Sin embargo, en vivo lo que queda de este transformismo, de este mosaico de sugestiones es una dirección única, marcada por un sonido rotundo, masivo y contundente, que apunta de manera coherente a ser definido como psicodelia, dentro de lo que quepa utilizar etiquetas. Newcombe es el chamán que hereda el testimonio dejado por Kember y Pierce de los Spacemen 3 (he de decir que, al salir del concierto, me encontraba silbando “Hey Man” de la banda británica, tanta es la influencia que dejó en los americanos, y en mí mismo). Junto al líder, toma el escenario una guarda pretoriana de cinco músicos, en la que se cuentan hasta tres guitarras: a parte la de Newcombe, la de Ricky Maymi (un Dr. House encubierto) y la de Ryan Van Kriedt. Collin Hegna soporta las frecuencias bajas al bajo, junto al batería Dan Allaire. A los teclados Rob Campanella y luego, el más contundente e importante de todos: Joel Gion, el panderetista, el “Spokesman of the Revolution”. Alguien en el público se pregunta que cómo puede oírse tan bien la pandereta en todo ese follón, y coincido en la consideración. Anton se pone a la izquierda del escenario desde el punto de vista del público, lo que no deja de ser curioso, pero que subraya la voluntad del americano de ponerse como primus inter pares entre sus compañeros.
Al poco tiempo, en la sala se crea una atmósfera magnética y hechizada. La banda está unida, los papeles de cada guitarra bien definidos (entre las cuales entra una de doce cuerdas) y el volumen, pese a este despliegue de medios, no llega a ser molesto, al margen de en un par de ocasiones. El técnico de sonido estará luchando durante los primeros temas un rato para conseguir unas buenas frecuencias bajas, con el resultado de que tanto el bajo como la batería suenan poco definidos y confusos en la mezcla. Poco a poco eso se arregla, pero un detalle ayuda a entender porqué le costará tanto arreglar el sonido: al dar un golpe al bombo, resonaba como la campana más grande del mundo que está en Birmania. Entre un tema (y un porro) y otro, Anton Newcombe nos dice algo como “solemos tocar tres horas, pero nos han puesto toque de queda aquí, que es una discoteca” y la verdad es que, al mirar su lista de temas en los demás conciertos, se llegan a contar hasta treinta piezas. Más que de cada tema que la banda tocó, cabe hablar aquí de una narración: la narración del mundo sónico y lírico de Anton Newcombe y de sus fantasmas. El listado de canciones propuestas por la banda sigue un hilo que va desde los pioneros 13th Floor Elevators y su “jarra” (jug) eléctrica (sonido que la banda aquí en el Barceló no deja de reproducir gracias a los teclados de Campanella, como en “Whatever Happened To Them?”), pasando por los desapercibidos H.P. Lovecraft hasta la suma de sus influencias que cabe probablemente encontrar en los ya mencionados Spacemen 3.

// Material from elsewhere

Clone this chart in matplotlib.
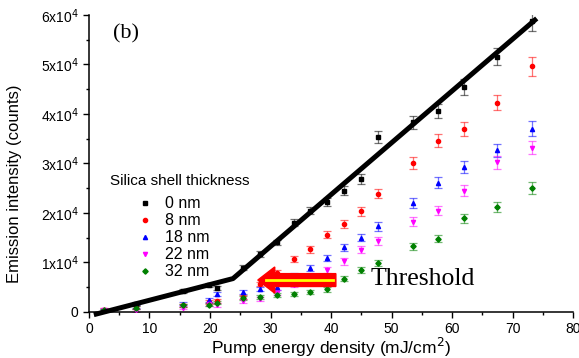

Lo más contundente, lo más impresionante de todo, sin embargo, ocurre justo al final de la actuación. La psicodelia de Newcombe no está hecha, en su mayoría, de temas largos: es más cuestión de canciones que, en su duración limitada, consiguen su objetivo. Sin embargo, el tema final (cuyo título, desafortunadamente, no recuerdo) es un ataque de napalm. La banda alarga el tema y ejecuta una parte final hecha por feedbacks, reverberaciones, sonidos cósmicos y ruido blanco hasta acabar con nuestro oídos desgraciados. Un final de los que contar a los nietos, un punto de cierre inolvidable de un concierto magnético y sublime.
El toque de queda no era mentira, y efectivamente la banda no parece poder volver a subir al escenario. Los técnicos ya empiezan a desmontar micrófonos e instrumentación. Lo que sigue es una descarga estruendosa de silbatos y quejas por el público que, justamente, quiere más. El mismo Newcombe se asoma a la puerta de los bastidores, sondeando los favores de su público. Sin embargo, no hay nada más que se pueda decir, al parecer, mientras los porteros van instando a la gente para que deje ya el local. Por supuesto nos habría gustado escuchar algún tema más, pero el final ha sido tan categórico y aplastante que no quedaban decibelios a soltar. Memorable.